* Exercise description *
Return all entries word for word, but drop any images.
═════ Supplied data
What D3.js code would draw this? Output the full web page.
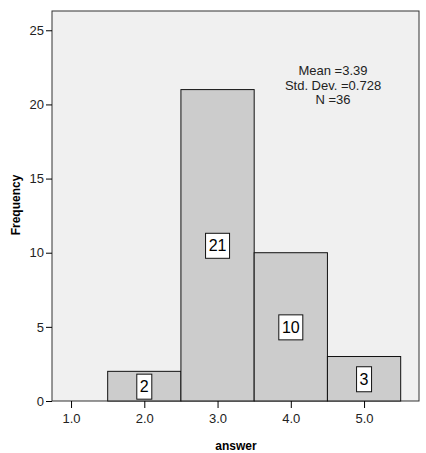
<!DOCTYPE html>
<html><head><meta charset="utf-8">
<script src="https://d3js.org/d3.v7.min.js"></script>
<style>body{margin:0;background:#fff}text{font-family:"Liberation Sans",Arial,sans-serif}</style>
</head><body><svg id="c" width="426" height="453"></svg>
<script>
const bins = [2, 3, 4, 5];
const counts = [2, 21, 10, 3];
const xTicks = [1, 2, 3, 4, 5];
const yTicks = [0, 5, 10, 15, 20, 25];
const stats = ["Mean =3.39", "Std. Dev. =0.728", "N =36"];

const svg = d3.select("#c");
const L = 52, R = 419, T = 11, B = 401;
const x = d3.scaleLinear().domain([0.74, 5.75]).range([L, R]);
const y = d3.scaleLinear().domain([0, 26.3]).range([B, T]);

svg.append("rect").attr("x", L).attr("y", T).attr("width", R - L).attr("height", B - T)
  .attr("fill", "#f0f0f0").attr("stroke", "#333").attr("stroke-width", 1);

svg.selectAll(".bar").data(bins).join("rect")
  .attr("x", (d) => x(d - 0.5)).attr("width", (d) => x(d + 0.5) - x(d - 0.5))
  .attr("y", (d, i) => y(counts[i])).attr("height", (d, i) => B - y(counts[i]))
  .attr("fill", "#cccccc").attr("stroke", "#111").attr("stroke-width", 1);

bins.forEach((d, i) => {
  const cy = y(counts[i] / 2), t = String(counts[i]);
  const w = t.length * 9 + 6;
  svg.append("rect").attr("x", x(d) - w / 2).attr("y", cy - 12).attr("width", w).attr("height", 25)
    .attr("fill", "#fff").attr("stroke", "#111");
  svg.append("text").attr("x", x(d)).attr("y", cy + 6).attr("text-anchor", "middle")
    .attr("font-size", 16).text(t);
});

const ya = svg.append("g").attr("transform", `translate(${L},0)`)
  .call(d3.axisLeft(y).tickValues(yTicks).tickSize(6).tickSizeOuter(0));
ya.select(".domain").remove();
ya.selectAll("text").attr("font-size", 13).attr("fill", "#222").attr("dx", "1");
const xa = svg.append("g").attr("transform", `translate(0,${B})`)
  .call(d3.axisBottom(x).tickValues(xTicks).tickSize(7).tickSizeOuter(0));
xa.select(".domain").remove();
xa.selectAll("text").attr("font-size", 13).attr("fill", "#222").attr("dy", "0.9em");

svg.append("text").attr("x", 236).attr("y", 450).attr("text-anchor", "middle")
  .attr("font-size", 12).attr("font-weight", "bold").text("answer");
svg.append("text").attr("transform", "translate(20,205) rotate(-90)").attr("text-anchor", "middle")
  .attr("font-size", 12).attr("font-weight", "bold").text("Frequency");

stats.forEach((s, i) => svg.append("text").attr("x", 333).attr("y", 75 + i * 14.5)
  .attr("text-anchor", "middle").attr("font-size", 13).attr("fill", "#222").text(s));
</script></body></html>
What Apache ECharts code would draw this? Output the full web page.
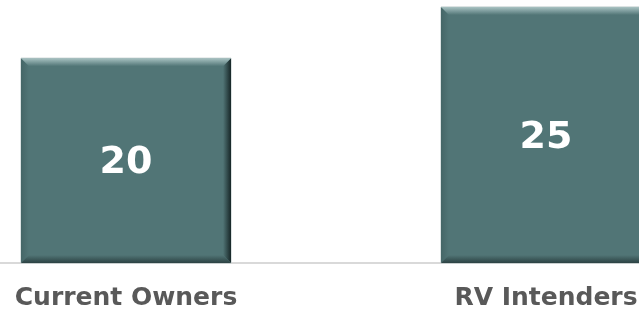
══════════
* The reply *
What D3.js code would draw this? Output the full web page.
<!DOCTYPE html>
<html><head><meta charset="utf-8">
<script src="https://d3js.org/d3.v7.min.js"></script>
<style>body{margin:0;background:#fff}text{font-family:"Liberation Sans",Arial,sans-serif}</style>
</head><body><svg id="c" width="426" height="453"></svg>
<script>
const bins = [2, 3, 4, 5];
const counts = [2, 21, 10, 3];
const xTicks = [1, 2, 3, 4, 5];
const yTicks = [0, 5, 10, 15, 20, 25];
const stats = ["Mean =3.39", "Std. Dev. =0.728", "N =36"];

const svg = d3.select("#c");
const L = 52, R = 419, T = 11, B = 401;
const x = d3.scaleLinear().domain([0.74, 5.75]).range([L, R]);
const y = d3.scaleLinear().domain([0, 26.3]).range([B, T]);

svg.append("rect").attr("x", L).attr("y", T).attr("width", R - L).attr("height", B - T)
  .attr("fill", "#f0f0f0").attr("stroke", "#333").attr("stroke-width", 1);

svg.selectAll(".bar").data(bins).join("rect")
  .attr("x", (d) => x(d - 0.5)).attr("width", (d) => x(d + 0.5) - x(d - 0.5))
  .attr("y", (d, i) => y(counts[i])).attr("height", (d, i) => B - y(counts[i]))
  .attr("fill", "#cccccc").attr("stroke", "#111").attr("stroke-width", 1);

bins.forEach((d, i) => {
  const cy = y(counts[i] / 2), t = String(counts[i]);
  const w = t.length * 9 + 6;
  svg.append("rect").attr("x", x(d) - w / 2).attr("y", cy - 12).attr("width", w).attr("height", 25)
    .attr("fill", "#fff").attr("stroke", "#111");
  svg.append("text").attr("x", x(d)).attr("y", cy + 6).attr("text-anchor", "middle")
    .attr("font-size", 16).text(t);
});

const ya = svg.append("g").attr("transform", `translate(${L},0)`)
  .call(d3.axisLeft(y).tickValues(yTicks).tickSize(6).tickSizeOuter(0));
ya.select(".domain").remove();
ya.selectAll("text").attr("font-size", 13).attr("fill", "#222").attr("dx", "1");
const xa = svg.append("g").attr("transform", `translate(0,${B})`)
  .call(d3.axisBottom(x).tickValues(xTicks).tickSize(7).tickSizeOuter(0));
xa.select(".domain").remove();
xa.selectAll("text").attr("font-size", 13).attr("fill", "#222").attr("dy", "0.9em");

svg.append("text").attr("x", 236).attr("y", 450).attr("text-anchor", "middle")
  .attr("font-size", 12).attr("font-weight", "bold").text("answer");
svg.append("text").attr("transform", "translate(20,205) rotate(-90)").attr("text-anchor", "middle")
  .attr("font-size", 12).attr("font-weight", "bold").text("Frequency");

stats.forEach((s, i) => svg.append("text").attr("x", 333).attr("y", 75 + i * 14.5)
  .attr("text-anchor", "middle").attr("font-size", 13).attr("fill", "#222").text(s));
</script></body></html>
What Apache ECharts code would draw this? Output the full web page.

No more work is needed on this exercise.